Tem um disco que eu deveria ter dado mais atenção e escutado outras tantas repetidas vezes depois da primeira vez, mas que acabou ficando esquecido nas minhas compilações semanais: O Paraíso, de Lucas Santtana (sorry, amigo!). Deveria tê-lo escutado mais por diversos motivos. Em primeiro lugar, porque o disco fala sobre os problemas ambientais — e, por conseguinte, sociais, comportamentais e econômicos — que nós, todos os habitantes da Terra, sem exceção, estamos passando. Em segundo lugar, porque, mais uma vez, o compositor brinca e agrega gêneros distintos da música brasileira, relendo à sua maneira cada um — desde o samba e a bossa, até o pagoda baiano, a música caribenha, os juntando a mais um monte de outros elementos e ritmos.
![](https://miro.medium.com/v2/resize:fit:875/1*hGHOq94aF_QCPP5aJFIiBw.jpeg)
O fato do lançamento ter sido em janeiro pode ter sido uma das causas que me levaram a ouvir pouco o álbum, mas posso afirmar que ele está sendo uma bela companhia de fim de ano. O som do registro não esfria o corpo, mas refresca a mente como só acontece quando entro em uma reserva verde dentro da cidade — penso na sensação que tenho ao atravessar o parque trianon, por exemplo.

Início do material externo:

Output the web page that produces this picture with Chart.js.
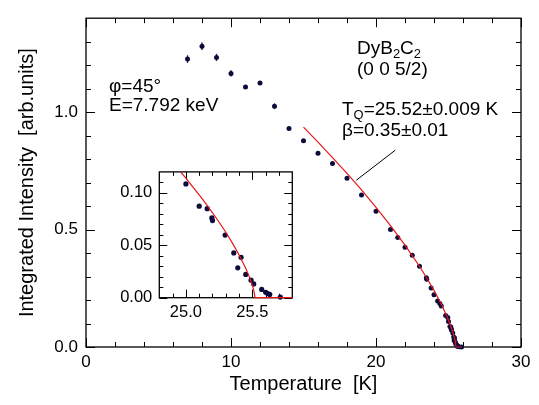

A premissa que guia o ál01bum é clara e a faixa título é logo a primeira: o melhor lugar do mundo é aqui e agora, na Terra, o nosso paraíso. “O Paraíso já está aqui” e “o paraíso já está em mim” quebram a ideia religiosa do éden ou de que o melhor ainda nos aguarda em outro plano espiritual. Que nada, a natureza é a força sagrada da nossa existência. Ela e sua mágica simbiose. E como isso se apresenta? Oras, num baião disfarçado, com um triângulo imaginário marcando o compasso.
“What’s life” é um dos pontos altos do disco, onde o Kraftwerk encontra o Psirico. Nessa músia, a voz calma de Lucas, como se fosse uma manhãzinha ensolarada de outono, canta a vida do macro ao micro. Existimos como resultado dos processos que acontecem há milhões e milhões de anos na Terra, no universo, nessa e em outras galáxias. “Life is a process”. “Life is your smile”.
Dentre as dez faixas, que somam pouco mais de 30 minutos, há duas releituras. Uma de Jorge Ben e uma dos Beatles. “Errare Humanum Est” é a escolha perfeita para permear a narrativa cósmica e terrestre, assinalando o fato de não sermos os primeiros seres que aqui habitaram. O ambiente sonoro cheio de efeitos de Jorge Ben ganha vida aqui com um arranjo magistral, com violoncelo e sopros compondo partes especiais, que se somam à base de percussão e violão. Em contraste, como já notado, é a faixa seguinte que explora uma espécie de samba rock a la Jorge Ben. A animada “Muita pose, pouca yoga” é cantada junto com Flávia Coelho e traz algumas frases criadas para o projeto Lambes do Mal, de Daniel Lisboa (cineasta e diretor do clipe “O Deus que devasta mas também cura”).
“La Biosphère” é a primeira canção de Lucas Santtana composta em francês — já que ele agora reside na França, onde está seu selo, o No Format, e foi por lá também que ele gravou esse seu nono álbum. E foi só nesta faixa que pensei em alguma possível conexão com Biophilia, álbum-projeto de Bjork, de 2011, que também nasceu do interesse e de uma preocupação com a natureza, e para o qual foram desenvolvidos uma série de novo instrumentos.
Certamente O Paraíso deixa transparecer aspectos de todos os trabalhos anteriores de Lucas Santtana, seja do engajamento de O céu é velho há muito tempo, da ambiência sonora de Three Sessions in a green house ou dos experimentos com voz e violão de Sem Nostalgia.
Por fim, destaco a versão feita para “The fool on the hill”, dos Beatles, que nos engana sonoramente. A princípio, pensamos que é uma bela adaptação da composição de John e Paul para a Bossa Nova clássica. Até que entra um maravilhoso solo de sax, do tipo que Stan Getz jamais faria, sem a bateria cool do jazz, mas com uma leve distorção no fundo e com a participação de Flora Benguigui (a la João e Astrud, só que não exatamente).